Does cp make a copy or create a new file?

It has default settings like any other application. You should know them.

This question is neither meant as a philosophical headscratcher or a question about storage technology. Using cp you get a file (destination) that has the same contents as the old (source), that much is clear. That doesn’t answer these questions, though:

  • What permissions is the destination file born with?
  • What group does it belong to?

To my mind there were two good answers, equally logical in their own way. Either cp creates a new file or it creates a copy.

If it’s new-file-creation then – I thought – the file should belong to user:user_primary_group and start with whatever permissions user‘s umask allows, similar to how, e.g. touch would create a new file. If it’s a copy, then it should inherit the source file’s permissions and be shared with the same group as the source file.

Place your bets now.

Or just guess.

Don’t test in a terminal. That’s cheating.

All set for the reveal?

Ok, here we go.

It was a trick question. Neither of those two options are the actual cp defaults:

[ /tmp/test $ ] cp rootfile copyfile
[ /tmp/test $ ] ls -lh
total 0
-rw-r----- 1 mads mads  0 May 27 12:55 copyfile
-rw-r----- 1 root media 0 May 27 12:54 rootfile

It’s a bit of both. copyfile has inherited the permissions of the source file but it belongs to my user’s primary group, not media as the original.

There are flags to change these defaults to either of my two suggestions. For the “file creation” approach I need to specify that the permissions of the original should not be preserved:

[ /tmp/test $ ] ls -lh
total 0
-rw-rw-r-- 1 root docker 0 May 27 12:54 rootfile
[ /tmp/test $ ] cp --no-preserve=mode rootfile copyfile
[ /tmp/test $ ] ls -lh
total 0
-rw-r--r-- 1 mads mads   0 May 27 13:22 copyfile
-rw-rw-r-- 1 root docker 0 May 27 12:54 rootfile
 test

-rw-r--r-- corresponds to 644 and rhymes with my umask of 022. Note that execute permissions on files are never set on file creation for security reasons – you always have to do that explicitly.
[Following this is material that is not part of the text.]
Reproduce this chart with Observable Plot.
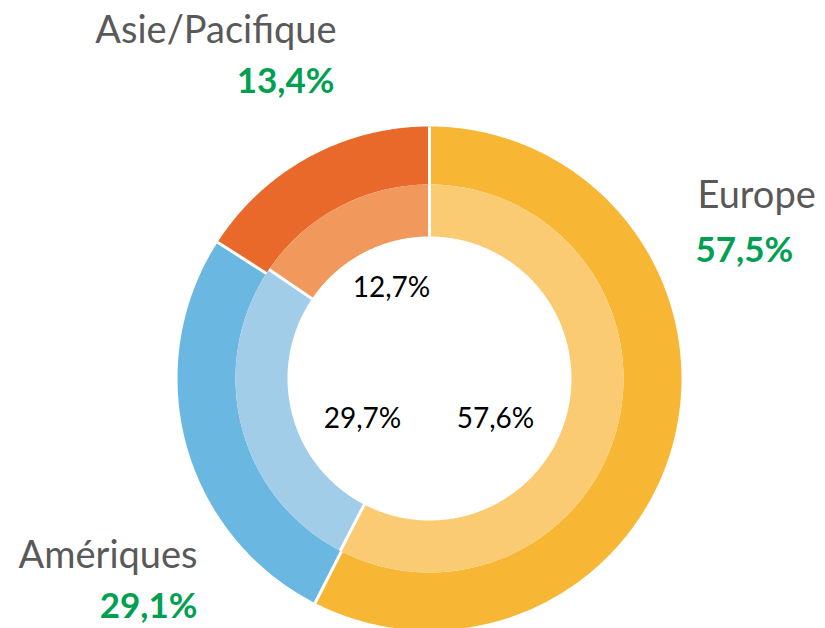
<!DOCTYPE html>
<html><head><meta charset="utf-8">
<script src="https://cdn.jsdelivr.net/npm/d3@7"></script>
<script src="https://cdn.jsdelivr.net/npm/@observablehq/plot@0.6"></script>
<style>html,body{margin:0;padding:0;background:#fff}</style>
</head><body><div id="chart"></div>
<script>
// ---- data ----
const regions = ["Europe", "Amériques", "Asie/Pacifique"];
const outerShares = [57.5, 26.6, 15.9];   // slice sizes as drawn (outer ring)
const innerShares = [57.6, 26.9, 15.5];   // slice sizes as drawn (inner ring)
const outerLabels = ["57,5%", "29,1%", "13,4%"];
const innerLabels = ["57,6%", "29,7%", "12,7%"];
const outerColors = ["#F7B633", "#6AB8E1", "#E8692A"];
const innerColors = ["#FACB73", "#A2CDE8", "#F1985D"];

// ---- layout ----
const W = 825, H = 628, CX = 429, CY = 378, R = 252;
const rOuter = 1, rMid = 194 / R, rHole = 142 / R;
const px = v => (v - CX) / R, py = v => (CY - v) / R;

function ring(shares, r0, r1, ringName) {
  const arcs = d3.pie().sort(null).value(d => d)(shares);
  const pts = [], seps = [];
  arcs.forEach((a, i) => {
    const key = ringName + "-" + regions[i];
    const n = Math.max(2, Math.ceil((a.endAngle - a.startAngle) / 0.01));
    for (let k = 0; k <= n; k++) {
      const t = a.startAngle + (a.endAngle - a.startAngle) * k / n;
      pts.push({key, x: r1 * Math.sin(t), y: r1 * Math.cos(t)});
    }
    for (let k = n; k >= 0; k--) {
      const t = a.startAngle + (a.endAngle - a.startAngle) * k / n;
      pts.push({key, x: r0 * Math.sin(t), y: r0 * Math.cos(t)});
    }
    const s = a.startAngle;
    seps.push({x1: r0 * Math.sin(s), y1: r0 * Math.cos(s), x2: r1 * Math.sin(s), y2: r1 * Math.cos(s)});
  });
  return {pts, seps};
}
const outer = ring(outerShares, rMid, rOuter, "outer");
const inner = ring(innerShares, rHole, rMid, "inner");

const colorDomain = regions.map(r => "outer-" + r).concat(regions.map(r => "inner-" + r));
const colorRange = outerColors.concat(innerColors);

// label layout (pixel anchors)
const nameLayout = [
  {x: 697, y: 195, anchor: "start"},
  {x: 197, y: 555, anchor: "end"},
  {x: 336, y: 30, anchor: "end"}
];
const pctLayout = [
  {x: 695, y: 250, anchor: "start"},
  {x: 197, y: 606, anchor: "end"},
  {x: 334, y: 81, anchor: "end"}
];
const innerLayout = [
  {x: 495, y: 419}, {x: 362, y: 419}, {x: 391, y: 288}
];

const font = "Lato, 'Open Sans', sans-serif";
const textMarks = [];
regions.forEach((name, i) => {
  textMarks.push(Plot.text([{t: name, x: px(nameLayout[i].x), y: py(nameLayout[i].y)}],
    {x: "x", y: "y", text: "t", textAnchor: nameLayout[i].anchor, lineAnchor: "middle",
     fontSize: 38, fill: "#595959", fontFamily: font}));
  textMarks.push(Plot.text([{t: outerLabels[i], x: px(pctLayout[i].x), y: py(pctLayout[i].y)}],
    {x: "x", y: "y", text: "t", textAnchor: pctLayout[i].anchor, lineAnchor: "middle",
     fontSize: 35, fontWeight: "bold", fill: "#00A050", fontFamily: font}));
  textMarks.push(Plot.text([{t: innerLabels[i], x: px(innerLayout[i].x), y: py(innerLayout[i].y)}],
    {x: "x", y: "y", text: "t", textAnchor: "middle", lineAnchor: "middle",
     fontSize: 28, fill: "#000000", fontFamily: font}));
});

const chart = Plot.plot({
  width: W, height: H,
  margin: 0,
  x: {domain: [px(0), px(W)], axis: null},
  y: {domain: [py(H), py(0)], axis: null},
  color: {domain: colorDomain, range: colorRange},
  style: {fontFamily: font, background: "#fff"},
  marks: [
    Plot.line(outer.pts, {x: "x", y: "y", z: "key", fill: "key", stroke: "none", curve: "linear-closed"}),
    Plot.line(inner.pts, {x: "x", y: "y", z: "key", fill: "key", stroke: "none", curve: "linear-closed"}),
    Plot.link(outer.seps, {x1: "x1", y1: "y1", x2: "x2", y2: "y2", stroke: "white", strokeWidth: 3}),
    Plot.link(inner.seps, {x1: "x1", y1: "y1", x2: "x2", y2: "y2", stroke: "white", strokeWidth: 3}),
    ...textMarks
  ]
});
document.getElementById("chart").appendChild(chart);
</script>
</body></html>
For the “copy” approach, I can make explicit what additional information from the source file I do want to preserve:

[ /tmp/test $ ] ls -lh
total 0
-rw-rw-r-- 1 root docker 0 May 27 12:54 rootfile
[ /tmp/test $ ] cp --preserve=mode,ownership,timestamps rootfile copyfile
[ /tmp/test $ ] ls -lh
total 0
-rw-rw-r-- 1 mads mads   0 May 27 12:54 copyfile
-rw-rw-r-- 1 root docker 0 May 27 12:54 rootfile
[ /tmp/test $ ] 

One thing sticks out here, though. Did I not ask cp to preserve ownership? This ought to have made the file belong to user:docker, not user:user_primary_group, surely?

The problem is my primary user does not belong to the docker group. A non-root user is not allowed to share one of their own files with a group they do not belong to:

[ /tmp/test $ ] touch sharefile
[ /tmp/test $ ] chown mads:docker sharefile
chown: changing ownership of 'sharefile': Operation not permitted
[ /tmp/test $ ] chown mads:media sharefile
[ /tmp/test $ ] 

My primary user does not belong to the docker group, but it does belong to the media group. So the former command fails where the latter succeeds.

As we have seen, though, where chown balks, cp perseveres, silently ignoring the preserve=ownership flag. Not even a non-zero exit status code to tell me that there was an issue. Odd? Certainly. A bug? Maybe.

To answer the question at the top: cp is by default run with implicit --preserve=mode --no-preserve=ownership,timestamps flags. There might be other attributes preserved but certainly not ownership or timestamps.

At any rate, I hope this deep dive has been illuminating. I have used cp for the better part of two decades and never stopped to think of what a copy actually is before today.